*Plotting code records*
----------------------------------------

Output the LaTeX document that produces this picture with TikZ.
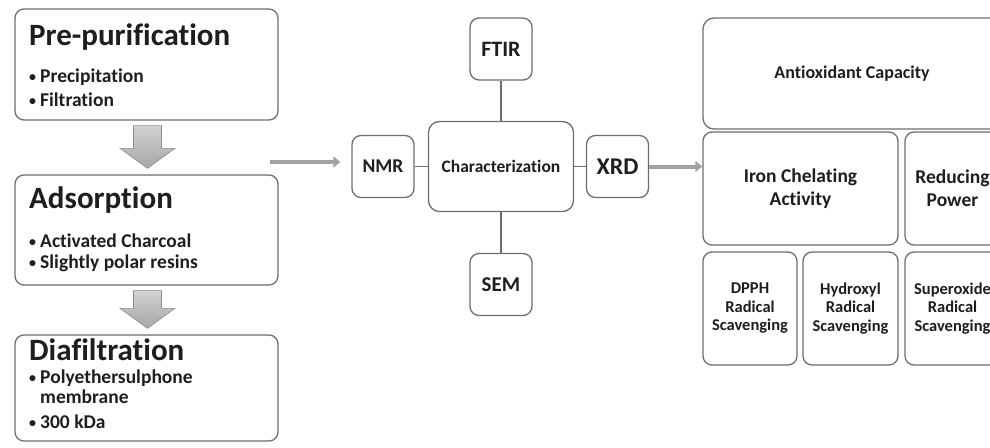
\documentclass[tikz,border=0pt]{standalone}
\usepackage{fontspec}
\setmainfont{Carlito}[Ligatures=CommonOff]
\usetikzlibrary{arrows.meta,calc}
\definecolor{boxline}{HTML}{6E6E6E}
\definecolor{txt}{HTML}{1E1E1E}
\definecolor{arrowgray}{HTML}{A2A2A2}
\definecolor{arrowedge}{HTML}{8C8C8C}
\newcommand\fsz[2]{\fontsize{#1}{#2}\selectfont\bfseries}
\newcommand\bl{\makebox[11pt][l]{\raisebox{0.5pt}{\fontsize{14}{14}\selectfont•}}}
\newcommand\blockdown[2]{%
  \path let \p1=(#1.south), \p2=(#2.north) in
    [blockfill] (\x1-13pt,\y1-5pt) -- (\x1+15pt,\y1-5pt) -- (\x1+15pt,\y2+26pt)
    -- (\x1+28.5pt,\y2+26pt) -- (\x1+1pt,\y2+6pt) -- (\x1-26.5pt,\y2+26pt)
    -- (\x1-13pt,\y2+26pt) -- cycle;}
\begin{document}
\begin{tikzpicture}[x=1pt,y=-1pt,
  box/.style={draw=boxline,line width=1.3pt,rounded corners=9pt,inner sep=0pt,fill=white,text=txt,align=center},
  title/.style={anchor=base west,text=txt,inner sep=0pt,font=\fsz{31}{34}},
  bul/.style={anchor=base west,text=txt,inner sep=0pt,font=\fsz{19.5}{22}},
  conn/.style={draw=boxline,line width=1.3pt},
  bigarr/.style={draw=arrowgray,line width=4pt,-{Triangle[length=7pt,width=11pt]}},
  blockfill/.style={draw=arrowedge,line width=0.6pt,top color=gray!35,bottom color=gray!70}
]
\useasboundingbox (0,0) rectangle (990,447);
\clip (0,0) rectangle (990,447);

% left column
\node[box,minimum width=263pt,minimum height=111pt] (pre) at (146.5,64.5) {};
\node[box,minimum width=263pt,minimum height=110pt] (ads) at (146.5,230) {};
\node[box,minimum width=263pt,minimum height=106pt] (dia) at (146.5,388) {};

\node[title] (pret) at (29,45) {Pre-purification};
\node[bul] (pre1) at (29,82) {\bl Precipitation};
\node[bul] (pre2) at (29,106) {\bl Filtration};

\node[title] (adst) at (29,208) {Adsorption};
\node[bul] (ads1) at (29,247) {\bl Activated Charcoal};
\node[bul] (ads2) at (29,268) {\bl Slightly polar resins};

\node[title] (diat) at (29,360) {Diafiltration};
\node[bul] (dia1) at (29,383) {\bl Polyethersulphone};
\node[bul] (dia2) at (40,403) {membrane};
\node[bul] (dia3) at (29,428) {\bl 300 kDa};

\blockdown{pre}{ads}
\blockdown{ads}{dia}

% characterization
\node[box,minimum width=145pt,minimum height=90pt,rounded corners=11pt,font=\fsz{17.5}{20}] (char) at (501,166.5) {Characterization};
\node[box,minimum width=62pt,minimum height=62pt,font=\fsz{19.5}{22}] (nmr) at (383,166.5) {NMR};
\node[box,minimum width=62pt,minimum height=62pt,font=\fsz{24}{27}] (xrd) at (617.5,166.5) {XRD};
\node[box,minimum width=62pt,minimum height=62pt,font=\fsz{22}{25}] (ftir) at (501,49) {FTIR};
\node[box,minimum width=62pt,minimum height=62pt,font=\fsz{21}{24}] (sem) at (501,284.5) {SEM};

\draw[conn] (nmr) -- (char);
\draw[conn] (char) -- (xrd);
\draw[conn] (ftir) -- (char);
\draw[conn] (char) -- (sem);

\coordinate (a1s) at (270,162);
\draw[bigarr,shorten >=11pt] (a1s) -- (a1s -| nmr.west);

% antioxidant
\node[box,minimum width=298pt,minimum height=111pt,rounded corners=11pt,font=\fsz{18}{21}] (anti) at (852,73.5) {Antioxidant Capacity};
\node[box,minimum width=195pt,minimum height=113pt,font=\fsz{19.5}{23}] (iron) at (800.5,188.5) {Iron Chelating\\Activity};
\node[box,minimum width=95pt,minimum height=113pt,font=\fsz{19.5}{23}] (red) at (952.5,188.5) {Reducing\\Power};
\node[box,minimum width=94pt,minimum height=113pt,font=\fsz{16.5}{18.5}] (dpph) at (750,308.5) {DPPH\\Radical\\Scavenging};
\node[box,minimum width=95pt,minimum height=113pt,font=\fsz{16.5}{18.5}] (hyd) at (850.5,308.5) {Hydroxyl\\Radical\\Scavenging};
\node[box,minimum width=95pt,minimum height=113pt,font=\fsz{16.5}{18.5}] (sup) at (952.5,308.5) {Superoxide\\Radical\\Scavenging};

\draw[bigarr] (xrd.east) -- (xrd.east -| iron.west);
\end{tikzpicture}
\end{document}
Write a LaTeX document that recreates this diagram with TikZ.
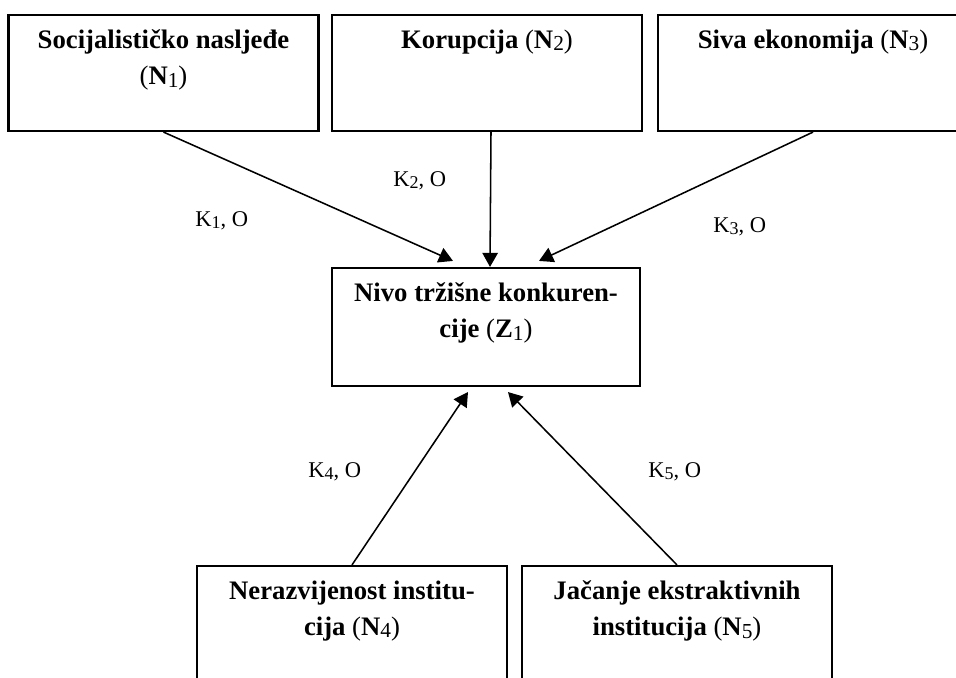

----------------------------------------

*To do*
Output the material word for word, omitting its pictures.

*Result*
Output the LaTeX document that produces this picture with TikZ.
\documentclass[tikz,border=0pt]{standalone}
\usepackage{fontspec}
\setmainfont{Carlito}[Ligatures=CommonOff]
\usetikzlibrary{arrows.meta,calc}
\definecolor{boxline}{HTML}{6E6E6E}
\definecolor{txt}{HTML}{1E1E1E}
\definecolor{arrowgray}{HTML}{A2A2A2}
\definecolor{arrowedge}{HTML}{8C8C8C}
\newcommand\fsz[2]{\fontsize{#1}{#2}\selectfont\bfseries}
\newcommand\bl{\makebox[11pt][l]{\raisebox{0.5pt}{\fontsize{14}{14}\selectfont•}}}
\newcommand\blockdown[2]{%
  \path let \p1=(#1.south), \p2=(#2.north) in
    [blockfill] (\x1-13pt,\y1-5pt) -- (\x1+15pt,\y1-5pt) -- (\x1+15pt,\y2+26pt)
    -- (\x1+28.5pt,\y2+26pt) -- (\x1+1pt,\y2+6pt) -- (\x1-26.5pt,\y2+26pt)
    -- (\x1-13pt,\y2+26pt) -- cycle;}
\begin{document}
\begin{tikzpicture}[x=1pt,y=-1pt,
  box/.style={draw=boxline,line width=1.3pt,rounded corners=9pt,inner sep=0pt,fill=white,text=txt,align=center},
  title/.style={anchor=base west,text=txt,inner sep=0pt,font=\fsz{31}{34}},
  bul/.style={anchor=base west,text=txt,inner sep=0pt,font=\fsz{19.5}{22}},
  conn/.style={draw=boxline,line width=1.3pt},
  bigarr/.style={draw=arrowgray,line width=4pt,-{Triangle[length=7pt,width=11pt]}},
  blockfill/.style={draw=arrowedge,line width=0.6pt,top color=gray!35,bottom color=gray!70}
]
\useasboundingbox (0,0) rectangle (990,447);
\clip (0,0) rectangle (990,447);

% left column
\node[box,minimum width=263pt,minimum height=111pt] (pre) at (146.5,64.5) {};
\node[box,minimum width=263pt,minimum height=110pt] (ads) at (146.5,230) {};
\node[box,minimum width=263pt,minimum height=106pt] (dia) at (146.5,388) {};

\node[title] (pret) at (29,45) {Pre-purification};
\node[bul] (pre1) at (29,82) {\bl Precipitation};
\node[bul] (pre2) at (29,106) {\bl Filtration};

\node[title] (adst) at (29,208) {Adsorption};
\node[bul] (ads1) at (29,247) {\bl Activated Charcoal};
\node[bul] (ads2) at (29,268) {\bl Slightly polar resins};

\node[title] (diat) at (29,360) {Diafiltration};
\node[bul] (dia1) at (29,383) {\bl Polyethersulphone};
\node[bul] (dia2) at (40,403) {membrane};
\node[bul] (dia3) at (29,428) {\bl 300 kDa};

\blockdown{pre}{ads}
\blockdown{ads}{dia}

% characterization
\node[box,minimum width=145pt,minimum height=90pt,rounded corners=11pt,font=\fsz{17.5}{20}] (char) at (501,166.5) {Characterization};
\node[box,minimum width=62pt,minimum height=62pt,font=\fsz{19.5}{22}] (nmr) at (383,166.5) {NMR};
\node[box,minimum width=62pt,minimum height=62pt,font=\fsz{24}{27}] (xrd) at (617.5,166.5) {XRD};
\node[box,minimum width=62pt,minimum height=62pt,font=\fsz{22}{25}] (ftir) at (501,49) {FTIR};
\node[box,minimum width=62pt,minimum height=62pt,font=\fsz{21}{24}] (sem) at (501,284.5) {SEM};

\draw[conn] (nmr) -- (char);
\draw[conn] (char) -- (xrd);
\draw[conn] (ftir) -- (char);
\draw[conn] (char) -- (sem);

\coordinate (a1s) at (270,162);
\draw[bigarr,shorten >=11pt] (a1s) -- (a1s -| nmr.west);

% antioxidant
\node[box,minimum width=298pt,minimum height=111pt,rounded corners=11pt,font=\fsz{18}{21}] (anti) at (852,73.5) {Antioxidant Capacity};
\node[box,minimum width=195pt,minimum height=113pt,font=\fsz{19.5}{23}] (iron) at (800.5,188.5) {Iron Chelating\\Activity};
\node[box,minimum width=95pt,minimum height=113pt,font=\fsz{19.5}{23}] (red) at (952.5,188.5) {Reducing\\Power};
\node[box,minimum width=94pt,minimum height=113pt,font=\fsz{16.5}{18.5}] (dpph) at (750,308.5) {DPPH\\Radical\\Scavenging};
\node[box,minimum width=95pt,minimum height=113pt,font=\fsz{16.5}{18.5}] (hyd) at (850.5,308.5) {Hydroxyl\\Radical\\Scavenging};
\node[box,minimum width=95pt,minimum height=113pt,font=\fsz{16.5}{18.5}] (sup) at (952.5,308.5) {Superoxide\\Radical\\Scavenging};

\draw[bigarr] (xrd.east) -- (xrd.east -| iron.west);
\end{tikzpicture}
\end{document}
Write a LaTeX document that recreates this diagram with TikZ.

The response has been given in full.